NASA's James Webb Space Telescope was launched six-and-a-half months ago through a rocket that deployed it a million miles into the cosmos. The world's most powerful deep-space telescope has a sun shield the size of a tennis court, a mirror 21 feet wide, and 250,000 tiny shutters -- each smaller than a grain of sand.

James Webb Space Telescope takes deepest ever image of the universe
Image: Webb's first deep field is galaxy cluster SMACS 0723. The cluster is teeming with thousands of galaxies. Photograph: NASA 

Calling it a historic day, US President Joe Biden said that the James Webb Space Telescope was a new window into the history of the universe. To recall, the European Space Agency and the Canadian Space Agency partnered with NASA on the deep space telescope programme.
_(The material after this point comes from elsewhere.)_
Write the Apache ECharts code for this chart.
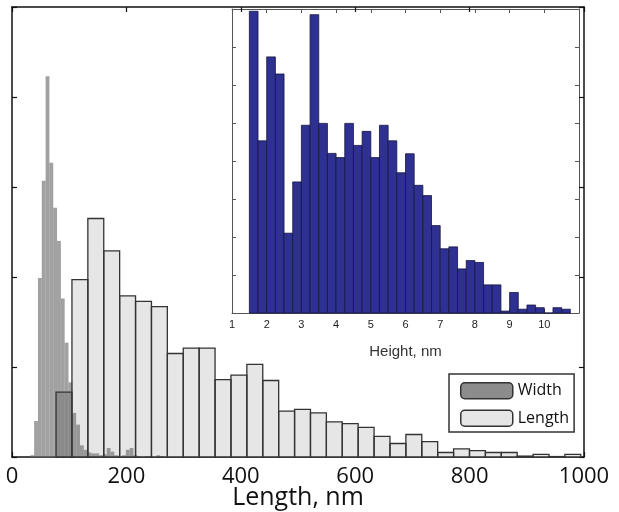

Administrator Nelson said that the James Webb Space Telescope was providing a glimpse into 'billions of galaxies with billions of suns and stars'. The telescope will offer researchers opportunities to learn more about the galaxies' ages, masses and compositions. NASA said that the Webb's near-infrared camera had brought distant galaxies into sharp focus.

According to the NASA mission statement, the James Webb Space Telescope will look beyond distant worlds around other stars, solve mysteries in our solar system, and probe mysterious structures and origins of our universe and our place in it.